Additionally, if you revoke a user’s token, they can still access other areas. Finally, you can start nesting in restricted areas for increased security.
Level 7: The Security State Machine
It’s no coincidence that we illustrated the previous chapter with state diagrams. Once we start exchanging and promoting tokens, we can talk about state transitions. A user transitions from access to one area to another. These transitions can throw events that trigger token revocations. Revoking the origin token at each transition leaves the user with only the destination token of that transition.

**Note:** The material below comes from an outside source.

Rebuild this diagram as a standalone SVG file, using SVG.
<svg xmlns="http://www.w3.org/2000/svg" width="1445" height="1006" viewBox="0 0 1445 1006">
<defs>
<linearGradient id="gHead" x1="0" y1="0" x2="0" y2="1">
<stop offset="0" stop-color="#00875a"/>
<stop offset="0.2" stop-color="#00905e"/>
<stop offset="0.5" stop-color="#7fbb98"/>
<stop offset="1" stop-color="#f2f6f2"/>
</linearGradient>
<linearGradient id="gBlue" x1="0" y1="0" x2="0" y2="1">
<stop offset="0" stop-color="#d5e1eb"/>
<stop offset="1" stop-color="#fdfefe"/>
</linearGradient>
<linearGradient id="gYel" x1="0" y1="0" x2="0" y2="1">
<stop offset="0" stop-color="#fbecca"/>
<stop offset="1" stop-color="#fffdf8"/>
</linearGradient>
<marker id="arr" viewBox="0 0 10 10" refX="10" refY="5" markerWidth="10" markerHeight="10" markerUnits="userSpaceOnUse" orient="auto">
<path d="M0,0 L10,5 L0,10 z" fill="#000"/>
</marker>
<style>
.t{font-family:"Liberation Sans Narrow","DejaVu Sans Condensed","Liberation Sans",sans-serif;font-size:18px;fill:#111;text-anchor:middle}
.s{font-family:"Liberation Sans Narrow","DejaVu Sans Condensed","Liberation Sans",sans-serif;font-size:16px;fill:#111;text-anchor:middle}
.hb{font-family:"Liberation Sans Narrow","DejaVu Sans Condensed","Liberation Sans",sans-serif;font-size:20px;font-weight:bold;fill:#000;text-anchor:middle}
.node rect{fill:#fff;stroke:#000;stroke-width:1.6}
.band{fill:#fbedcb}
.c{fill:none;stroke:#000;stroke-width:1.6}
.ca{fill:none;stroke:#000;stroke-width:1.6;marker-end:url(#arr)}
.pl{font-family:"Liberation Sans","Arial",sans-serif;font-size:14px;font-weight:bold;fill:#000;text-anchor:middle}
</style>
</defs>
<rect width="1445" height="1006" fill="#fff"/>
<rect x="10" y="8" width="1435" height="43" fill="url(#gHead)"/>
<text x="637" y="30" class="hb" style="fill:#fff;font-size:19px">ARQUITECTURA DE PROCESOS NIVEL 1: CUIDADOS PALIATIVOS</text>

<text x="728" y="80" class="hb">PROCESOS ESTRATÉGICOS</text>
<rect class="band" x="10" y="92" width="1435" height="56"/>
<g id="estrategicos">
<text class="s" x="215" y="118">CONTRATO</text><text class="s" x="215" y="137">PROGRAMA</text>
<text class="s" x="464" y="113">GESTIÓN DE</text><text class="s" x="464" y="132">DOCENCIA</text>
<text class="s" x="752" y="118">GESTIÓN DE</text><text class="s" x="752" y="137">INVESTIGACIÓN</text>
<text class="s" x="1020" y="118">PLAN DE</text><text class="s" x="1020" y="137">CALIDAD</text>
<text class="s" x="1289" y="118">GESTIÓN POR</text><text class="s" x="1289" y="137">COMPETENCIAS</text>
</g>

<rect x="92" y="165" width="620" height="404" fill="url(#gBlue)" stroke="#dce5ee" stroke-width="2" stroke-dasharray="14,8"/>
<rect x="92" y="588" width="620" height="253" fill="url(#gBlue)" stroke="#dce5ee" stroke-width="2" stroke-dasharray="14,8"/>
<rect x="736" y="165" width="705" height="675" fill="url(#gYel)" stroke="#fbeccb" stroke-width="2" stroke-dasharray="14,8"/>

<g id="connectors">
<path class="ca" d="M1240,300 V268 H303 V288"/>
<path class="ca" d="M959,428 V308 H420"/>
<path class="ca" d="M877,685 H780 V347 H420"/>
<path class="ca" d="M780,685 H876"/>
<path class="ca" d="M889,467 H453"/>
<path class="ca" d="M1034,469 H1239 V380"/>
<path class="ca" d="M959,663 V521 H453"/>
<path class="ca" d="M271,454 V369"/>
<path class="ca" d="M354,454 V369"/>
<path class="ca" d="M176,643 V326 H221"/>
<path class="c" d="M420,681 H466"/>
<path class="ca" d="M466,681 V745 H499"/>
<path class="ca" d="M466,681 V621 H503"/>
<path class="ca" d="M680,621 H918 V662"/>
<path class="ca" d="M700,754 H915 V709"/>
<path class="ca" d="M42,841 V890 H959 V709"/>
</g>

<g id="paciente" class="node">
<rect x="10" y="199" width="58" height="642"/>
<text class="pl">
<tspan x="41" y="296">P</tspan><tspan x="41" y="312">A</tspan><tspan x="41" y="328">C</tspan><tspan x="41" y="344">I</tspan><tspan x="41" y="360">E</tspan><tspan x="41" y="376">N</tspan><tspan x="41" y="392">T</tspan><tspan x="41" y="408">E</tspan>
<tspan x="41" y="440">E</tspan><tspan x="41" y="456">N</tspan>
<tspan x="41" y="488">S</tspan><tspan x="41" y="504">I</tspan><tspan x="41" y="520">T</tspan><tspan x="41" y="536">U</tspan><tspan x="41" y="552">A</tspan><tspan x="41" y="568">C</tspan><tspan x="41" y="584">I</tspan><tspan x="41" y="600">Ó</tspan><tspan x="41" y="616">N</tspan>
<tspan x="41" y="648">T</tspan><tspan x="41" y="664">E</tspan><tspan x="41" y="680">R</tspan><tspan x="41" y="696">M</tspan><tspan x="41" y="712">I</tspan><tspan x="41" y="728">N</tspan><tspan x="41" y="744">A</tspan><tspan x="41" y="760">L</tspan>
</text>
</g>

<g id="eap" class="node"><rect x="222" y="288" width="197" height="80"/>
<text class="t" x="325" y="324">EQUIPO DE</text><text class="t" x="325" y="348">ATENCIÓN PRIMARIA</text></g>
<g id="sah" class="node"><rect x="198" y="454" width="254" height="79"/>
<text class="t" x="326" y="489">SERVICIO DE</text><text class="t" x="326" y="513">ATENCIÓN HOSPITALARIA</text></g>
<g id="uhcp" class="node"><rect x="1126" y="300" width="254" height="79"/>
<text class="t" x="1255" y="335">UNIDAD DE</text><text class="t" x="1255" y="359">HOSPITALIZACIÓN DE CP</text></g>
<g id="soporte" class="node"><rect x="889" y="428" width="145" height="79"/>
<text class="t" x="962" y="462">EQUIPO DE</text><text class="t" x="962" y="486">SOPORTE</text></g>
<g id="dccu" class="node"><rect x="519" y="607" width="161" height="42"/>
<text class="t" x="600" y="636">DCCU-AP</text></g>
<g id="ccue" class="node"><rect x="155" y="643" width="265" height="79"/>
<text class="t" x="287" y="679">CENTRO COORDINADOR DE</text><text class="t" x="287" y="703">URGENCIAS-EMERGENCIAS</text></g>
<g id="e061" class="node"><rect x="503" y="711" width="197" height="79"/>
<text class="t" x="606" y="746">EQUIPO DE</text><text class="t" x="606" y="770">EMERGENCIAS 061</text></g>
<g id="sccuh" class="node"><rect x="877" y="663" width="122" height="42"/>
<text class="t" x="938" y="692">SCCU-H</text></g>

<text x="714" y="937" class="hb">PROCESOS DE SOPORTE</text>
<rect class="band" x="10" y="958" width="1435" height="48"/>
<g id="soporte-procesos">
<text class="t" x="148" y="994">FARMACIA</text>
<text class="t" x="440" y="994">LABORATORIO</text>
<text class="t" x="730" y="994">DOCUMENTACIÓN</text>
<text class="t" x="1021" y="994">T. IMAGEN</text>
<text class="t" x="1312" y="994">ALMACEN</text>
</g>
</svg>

Now the user can access one valid token and thus one restricted area at a time. We can express this security landscape in a diagram:
This way, we can identify that there are only paths to the Exclusion area if we enter Restricted area B
Conclusion : No essions != No state
Wait, but all these events logging and keeping track of blacklists look awfully like state!
Correct! These token techniques are sessionless because there is no central store of sessions. But, we do hold state. The state is the large lookup table of blacklisted tokens representing session history.
This large lookup table can scale very well. You don’t need to refactor your entire auth system to adapt to the growing demand of a shifting ecosystem. Access control can evolve using the same token exchange system.
The user has the freedom to automate most of the exchange steps. Each transition provides us with a wonderful security log feed to monitor. We have tools to intervene in case of suspicious behaviour. Finally, we can ensure that we only expose the resources the user needs. We can granularly control access without locking out the user completely.